Rees’ role is part of a complex English devolution structure – Bristol has had a directly elected mayor since 2012 (Rees ran in that election too, losing to George Ferguson of Bristol 1st), and also comes under the West Of England Combined Authority, a metro mayor region since 2017 and currently occupied by Labour’s Dan Norris.

Rees says there is confusion from politicians and the public alike about the roles and who has what power; however he believes his own profile in the city is much higher than his metro counterpart. People have bought into the model of a city mayor, he says.

We had people talking about the city without much knowledge of the city

In a tumultuous year for Bristol, Rees’ profile has grown nationally as well as locally. The city made headlines last summer when the statue of slave trader Edward Colston was toppled during Black Lives Matter protests. Rees describes the moment as a “tinder box”. “We had a very risky situation, there was the potential for physical conflict within the city.” There was an uptick in hate crimes and “a lot of anger”, Rees says. 

As Rees was trying to take a “restorative approach” to relationships within the city, London-based interventions and “culture war” editorials from ministers frustrated his attempts, he says. “The relationship with central government wasn’t that great. We had people talking about the city without much knowledge of the city. The government had a blanket, ‘we want to protect our statues’… I don’t think I ever took a call from a minister saying, ‘What are you dealing with? What do you think? How can the government work with you to make sure we keep peace?’”

The issue is wider than statues, however. “On many issues, national political structures do not really recognise and are catching up on the significance of mayoral leadership. They don’t disrespect it. They just don’t see it. They see it as second tier.” 

On key issues such as housing, decarbonisation and levelling up, he is disappointed by the lack of engagement with England’s core cities by Whitehall. Calls with ministers are “hit and miss”, he says.

“They’ve failed to recognise the fact that the world has moved on. It’s not the 1970s, nor 1980s . In many ways, some of the world is post-national, cities are much more active on the international stage. They’re not appreciating that we need our national governance and our international governance to move into a new iteration. You can’t take old models of structures and leadership and put it into a new world”.

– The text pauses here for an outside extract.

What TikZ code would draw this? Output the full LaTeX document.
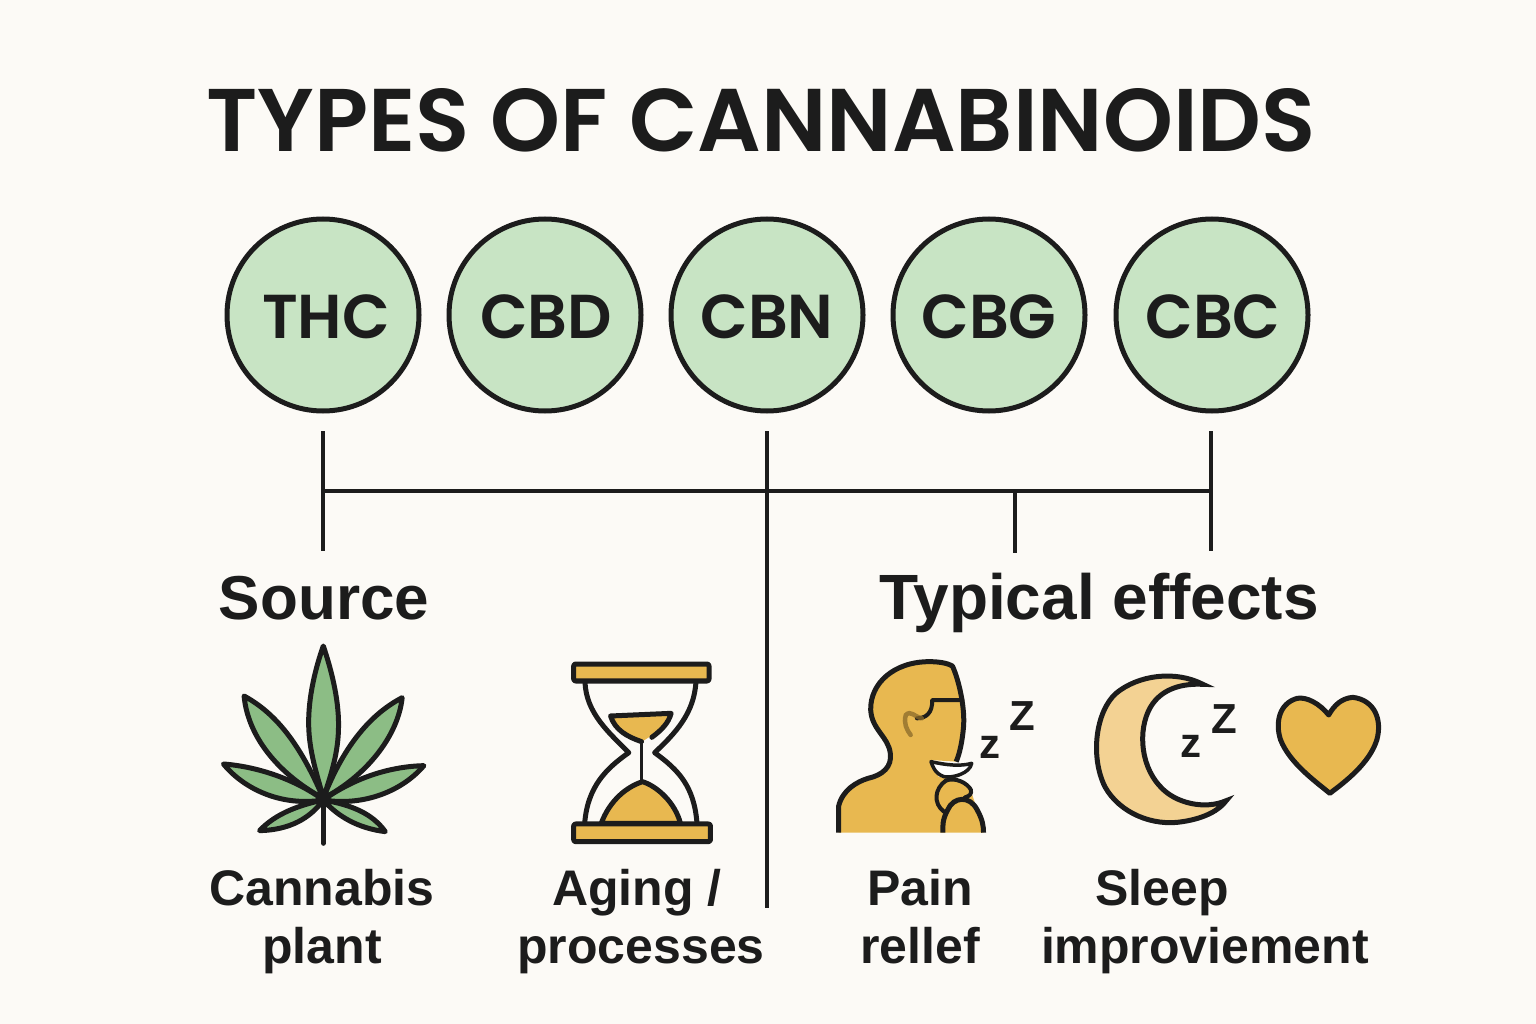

He gives the example of the upcoming climate change conference, COP26. “There is no plan that I am aware of that Bristol fits into. More importantly, there is no plan that I’m aware of that we’ve actually contributed to,” he says. “You can’t decarbonise abstracts, you have to decarbonise Bristol, Cardiff, Newcastle, Birmingham. While local government is left with so much uncertainty, it means we’re a less dependable local partner.” 

Drawing on his youth boxing experience, Rees will keep up the fight for his hometown’s place in the world – despite his frustrations.